Se a medida passar pelo Parlamento Europeu, a mudança do nome traz enormes consequências. Os departamentos publicitários terão que repensar o marketing. Além disso, todos os rótulos serão obrigados a passar por reformulações.
E embalagem é bastante relevante. Uma pesquisa do Ibope revelou que 55% dos brasileiros consumiriam mais produtos veganos se a informação viesse na embalagem com mais clareza. Nas capitais, a tendência é bem mais forte, 65% diz que compraria um produto sem carne ou qualquer outro ingrediente de origem animal.
Empresas de carne vegetal movimentam milhões
Segundo análises da Grand View Research, os substitutos de carne movimentarão US$ 5,8 bilhões em 2022. Startups que investem na carne feita com ingredientes vegetais já se destacam até mesmo na bolsa de valores. Um exemplo é a americana Beyond Meet. A startup entrou em Wall Street em abril de 2019 e em pouco tempo, em maio, foi avaliada em US$ 1,5 bilhão.
Outro caso de sucesso na indústria alimentícia é o da Impossible Foods. Localizada no Vale do Silício, a empresa arrecadou US$ 750 milhões de investidores. A produtora de “carne veg” conquistou celebridades como Serena Williams, Katy Perry e Jay-Z. A Burger King também resolveu vender o hambúrguer da Impossible em caráter experimental porque o sabor do hambúrguer é bastante parecido com o da carne tradicional.
Milionários como Bill Gates e Leonardo DiCaprio também investiram em empresas que oferecem carnes alternativas.
A pergunta que fica é: Será que se o termo carne vegetal, vegetariana ou vegana não pudesse ser usado, atrairia tanta atenção?

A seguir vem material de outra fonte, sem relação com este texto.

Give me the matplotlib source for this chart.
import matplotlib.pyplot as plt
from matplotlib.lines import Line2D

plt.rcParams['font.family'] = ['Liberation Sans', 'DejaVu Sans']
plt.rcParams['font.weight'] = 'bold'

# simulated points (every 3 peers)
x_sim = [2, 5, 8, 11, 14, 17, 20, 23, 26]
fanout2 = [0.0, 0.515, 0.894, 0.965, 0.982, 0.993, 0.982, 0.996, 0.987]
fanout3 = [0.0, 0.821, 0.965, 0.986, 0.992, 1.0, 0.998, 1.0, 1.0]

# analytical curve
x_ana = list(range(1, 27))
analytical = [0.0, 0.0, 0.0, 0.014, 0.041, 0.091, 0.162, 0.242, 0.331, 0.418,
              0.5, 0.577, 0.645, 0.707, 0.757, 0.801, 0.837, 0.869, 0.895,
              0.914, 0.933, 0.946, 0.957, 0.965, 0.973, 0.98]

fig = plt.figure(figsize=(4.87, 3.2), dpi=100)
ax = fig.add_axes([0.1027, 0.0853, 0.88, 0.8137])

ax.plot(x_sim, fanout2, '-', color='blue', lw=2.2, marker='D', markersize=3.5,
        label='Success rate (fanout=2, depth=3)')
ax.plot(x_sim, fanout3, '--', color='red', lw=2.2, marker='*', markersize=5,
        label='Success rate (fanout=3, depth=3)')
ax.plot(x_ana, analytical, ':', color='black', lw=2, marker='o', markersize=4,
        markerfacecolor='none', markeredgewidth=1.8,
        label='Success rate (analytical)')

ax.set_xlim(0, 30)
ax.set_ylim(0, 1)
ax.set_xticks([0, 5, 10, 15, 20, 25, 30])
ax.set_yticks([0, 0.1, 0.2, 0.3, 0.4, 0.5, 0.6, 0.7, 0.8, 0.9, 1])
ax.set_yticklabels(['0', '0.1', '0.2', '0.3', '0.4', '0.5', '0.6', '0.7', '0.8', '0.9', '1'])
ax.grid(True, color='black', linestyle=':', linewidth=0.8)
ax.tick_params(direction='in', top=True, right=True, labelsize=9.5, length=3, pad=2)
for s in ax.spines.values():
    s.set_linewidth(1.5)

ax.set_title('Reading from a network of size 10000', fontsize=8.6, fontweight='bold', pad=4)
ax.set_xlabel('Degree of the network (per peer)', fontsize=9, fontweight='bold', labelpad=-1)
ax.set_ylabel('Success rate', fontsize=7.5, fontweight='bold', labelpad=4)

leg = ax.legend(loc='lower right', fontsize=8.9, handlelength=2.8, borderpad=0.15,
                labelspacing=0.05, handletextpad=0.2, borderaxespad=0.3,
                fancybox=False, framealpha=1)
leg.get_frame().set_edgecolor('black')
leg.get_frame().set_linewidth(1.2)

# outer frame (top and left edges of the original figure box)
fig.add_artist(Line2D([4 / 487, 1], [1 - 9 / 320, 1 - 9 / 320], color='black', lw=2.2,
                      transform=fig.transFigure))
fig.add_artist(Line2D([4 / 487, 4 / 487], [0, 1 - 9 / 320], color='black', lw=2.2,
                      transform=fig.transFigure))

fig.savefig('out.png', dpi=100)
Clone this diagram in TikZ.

Fato é que o consumo da carne de origem animal tem caído em países como Estados Unidos e Reino Unido enquanto o consumo das alternativas vegetarianas e veganas têm crescido. Nos EUA, produtos sem carne tiveram um crescimento de 42% entre 2016 e 2019. US$ 900 milhões foi o valor movimentado neste período, segundo a consultoria Nielsen. No mesmo intervalo de tempo, a carne tradicional teve um aumento de 1% apenas.
Como mostramos em um outro artigo, uma alimentação com menos carne é uma tendência que veio para ficar. No Reino Unido, berço da discussão, o consumo da carne caiu 2%. Já os produtos que substituem a carne tiveram alta de 18% só em 2019.
A proposta da União Europeia pode se tornar lei em setembro. O que você acha? Prefere um nome que soa melhor ou um que é bem claro para o consumidor? A discussão dá pano para manga e nós, da indústria de alimentos, devemos ficar atentos!